Ah, but I ignored the modern factors that go into deciding appointments. Making history is among those. In this case, the governor decided to appoint 1st District Judge Cynthia Meyer, not Wasden. 

It’s history-making because her appointment gives Idaho its first majority-female Supreme Court. Three of the five justices are now women. Wasden doesn’t have the right genitalia. 

Wasden could, I guess, “identify” as something other than male, but that’ll be for some other history-making governor in the future, with the current trajectory of the country.  

Meyer also probably won points for having recently engaged in a smackdown with conservatives on the board of North Idaho College (NIC). It was Meyer who ruled that the NIC board improperly fired the school’s previous president, Nick Swayne, and ordered him reinstated. No doubt Little takes some amount of joy in appointing someone that will instantly irk conservatives.

I know little else about Meyer. Her official website with the Kootenai County courts has some of her opinions on there, the most recent of those having been issued in 2017. 

Her 30-minute interview with the Idaho Judicial Council, again, yields little information. Chief Justice Richard Bevan asked about her "willingness to be part of the team … and to collaborate." Lobbyist Phil Reberger asked her about maintaining the judicial canon of ethics so that the public will continue "having high confidence in the judiciary."

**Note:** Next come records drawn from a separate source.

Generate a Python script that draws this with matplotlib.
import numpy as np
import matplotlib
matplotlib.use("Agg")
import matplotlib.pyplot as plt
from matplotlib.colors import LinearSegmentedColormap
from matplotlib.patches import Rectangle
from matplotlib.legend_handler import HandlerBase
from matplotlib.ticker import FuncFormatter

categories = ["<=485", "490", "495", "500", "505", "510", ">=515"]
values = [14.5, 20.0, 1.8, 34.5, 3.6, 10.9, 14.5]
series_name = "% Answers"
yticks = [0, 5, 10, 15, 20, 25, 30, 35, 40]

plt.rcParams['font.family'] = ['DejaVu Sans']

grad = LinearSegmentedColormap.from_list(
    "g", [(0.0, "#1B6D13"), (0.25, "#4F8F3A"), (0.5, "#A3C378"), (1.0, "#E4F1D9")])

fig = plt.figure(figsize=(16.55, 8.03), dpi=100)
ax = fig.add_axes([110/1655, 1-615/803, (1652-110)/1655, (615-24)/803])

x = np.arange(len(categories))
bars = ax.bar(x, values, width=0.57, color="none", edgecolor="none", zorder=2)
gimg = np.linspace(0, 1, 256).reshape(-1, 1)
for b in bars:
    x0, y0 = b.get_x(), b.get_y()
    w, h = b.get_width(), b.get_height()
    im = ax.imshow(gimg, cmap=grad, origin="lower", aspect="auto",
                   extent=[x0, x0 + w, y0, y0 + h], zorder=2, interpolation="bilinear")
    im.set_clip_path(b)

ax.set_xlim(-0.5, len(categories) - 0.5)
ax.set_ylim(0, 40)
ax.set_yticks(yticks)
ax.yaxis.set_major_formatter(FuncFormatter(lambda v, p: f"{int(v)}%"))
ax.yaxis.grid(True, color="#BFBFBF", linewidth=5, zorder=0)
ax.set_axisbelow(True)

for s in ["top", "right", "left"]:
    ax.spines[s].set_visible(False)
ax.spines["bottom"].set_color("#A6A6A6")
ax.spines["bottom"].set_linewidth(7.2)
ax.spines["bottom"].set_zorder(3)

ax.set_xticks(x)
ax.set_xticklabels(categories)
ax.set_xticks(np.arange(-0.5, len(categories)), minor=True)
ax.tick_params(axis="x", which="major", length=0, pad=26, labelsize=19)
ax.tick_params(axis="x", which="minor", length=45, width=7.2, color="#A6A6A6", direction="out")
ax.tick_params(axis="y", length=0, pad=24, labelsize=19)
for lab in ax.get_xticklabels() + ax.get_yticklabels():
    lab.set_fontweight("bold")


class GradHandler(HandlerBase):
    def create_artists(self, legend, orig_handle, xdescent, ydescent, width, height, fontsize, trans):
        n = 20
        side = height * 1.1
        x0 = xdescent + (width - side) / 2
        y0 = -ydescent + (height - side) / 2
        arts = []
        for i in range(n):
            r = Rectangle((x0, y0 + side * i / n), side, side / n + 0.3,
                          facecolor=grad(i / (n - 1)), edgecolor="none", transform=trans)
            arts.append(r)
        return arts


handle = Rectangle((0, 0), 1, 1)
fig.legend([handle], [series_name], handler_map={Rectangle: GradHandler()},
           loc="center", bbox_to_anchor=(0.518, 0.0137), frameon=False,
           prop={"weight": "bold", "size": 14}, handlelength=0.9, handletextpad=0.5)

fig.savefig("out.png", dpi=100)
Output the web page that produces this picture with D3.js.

In his questioning of Meyer, Idaho Falls lawyer John Bush misquoted Ben Franklin (he couldn't even remember whom to attribute the quote) when Franklin was asked what kind of government the newly drafted Constitution had given us: "A democracy, if you can keep it," Bush recalled, inartfully. Franklin is quoted as saying, “A Republic, if you can keep it.” The distinction matters, as our country's founders did not want a democracy. Meyer, who said she was a political science major, didn't challenge the misstatement.

There’s an argument to be made that Meyer’s other qualification is that she’s from North Idaho, which would make her a geographic anomaly. And maybe that plays into the governor’s decision, too, which was mentioned in his press release announcing the appointment. 

Little said, “Judge Meyer’s strong intellect and writing skills are just two qualities that will make her an excellent addition to the Idaho Supreme Court. Her appointment will bring representation from North Idaho to the statewide Idaho Supreme Court, and the materials I reviewed in considering her appointment are evidence she is widely respected by her peers and community as an intelligent, fair, and competent jurist.”

Just once I would like a judicial appointment process that is transparent and thorough. We don’t know what kind of a Supreme Court justice Meyer will be because the system is designed to be opaque. So, while others might dispute my assessment of the situation, that it was designed to be history-making, the record for Meyer’s appointment doesn’t bring anything worthy of celebration except for the fact that Wasden wasn’t picked.